Hacker News new | ask | show | jobs
by skrebbel 3215 days ago
There are editors that do this. Notable, Jetbrains MPS comes to mind. It looks like a text editor but once you use it you quickly notice that you're actually editing the abstract syntax tree directly.

It's cool, but it has some major downsides too. For example, MPS stores the source as XML, not text (since it isn't text, it's a tree). This makes lots of basic tools we've taken for granted a lot harder, such as git merging etc. They've had to make a custom mergetool just to make basic collaborative coding feasible.

I bet there's other ways around that, all I'm saying is that text has major, major upsides because of the enormous ecosystem support.

4 comments

> For example, MPS stores the source as XML, not text

If only there were a way to write your code using a uniform tree syntax in the first place...

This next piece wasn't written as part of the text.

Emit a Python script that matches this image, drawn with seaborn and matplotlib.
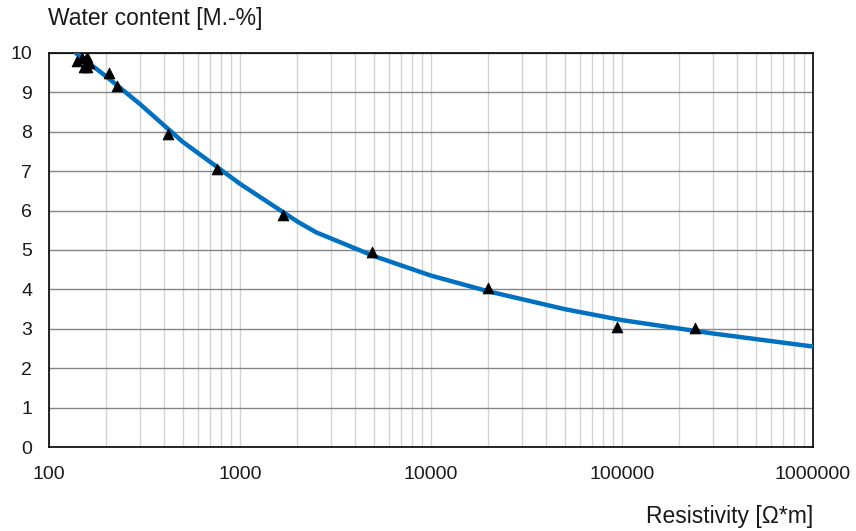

>It's cool, but it has some major downsides too. For example, MPS stores the source as XML, not text (since it isn't text, it's a tree). This makes lots of basic tools we've taken for granted a lot harder, such as git merging etc. They've had to make a custom mergetool just to make basic collaborative coding feasible.

Doesn't solving this just require a text-to-AST, AST-to-text input and output step?

Anyplace outside the editor the programmer just sees regular text.

The issue with this is that operations on text don't necessarily preserve a valid AST. Doing `git merge` on the plain text of a source file may result in invalid code, at which point you have other annoying questions to answer about how to handle text that doesn't parse into a valid AST.
It would be nice to have a VCS that could work on the native MPS data structures.

Text is probably the next biggest mistake in programmer productivity after null.

But why? Tools can parse text just fine, and create its MPS structures in the background to do whatever it needs. Why expose this to the programmer?
Rich structured editors free one from text and are able to encode other information that is not currently recorded in text formats. Directly operating on structures would free languages from parsing, correctness checking and compiling could occur at every semantically correct operation.

With a rich structure editor that can do merges, the undo history of edit and refactor operations could be persisted and merged into the VCS. Currently this isn't possible. Text is a projection for the page and a lowest common format.

Directly operating on structures would free languages from parsing, correctness checking and compiling could occur at every semantically correct operation.

Directly operating on structures would mean that you'd have to write an editor, which had to enforce correctness as well. And then you'd have to write a generator to save those structures in some kind of format that could be written to a file and passed around, and a parser to read such format. And check for correctness again, since who knows what generated that file.

As for constant compilation, that already exists, many IDEs have it. That's because parsing text is not actually hard, the other stages are.

With a rich structure editor that can do merges, the undo history of edit and refactor operations could be persisted and merged into the VCS. Currently this isn't possible.

Of course it is, you could write a plugin for any IDE that would record edits and refactor operations and save those in or alongside the text (much like they've have to be save alongside the AST). Of course, that doesn't help if the user does a manual refactor, but that's no different than they choosing a node in the rich editor, deleting it, then manually recreating it in its refactored form.

Instead of retrofitting a structured format on top of the current text centric world, can we imagine if a structure centric world would be better? A large number of tools would exist to operate semantically on the same structured format, including editors, versioning systems, grep, etc. Diffs and merges would work better. Languages would define the syntax in terms of a tree input instead of text input, and so on.
We could, I'm just not convinced it would actually be better than text. Parsing is not a difficult problem.
I thought about this a while ago, it would be nice if you could have all code stored as the AST and the formatting handled on ingestion/export.

It would finally settle the formatting arguments and all the tooling would be able to leverage each others projects.

Even PHP has an internal AST representation these days.

Take a look at smalltalk where you edit the live in-memory objects directly.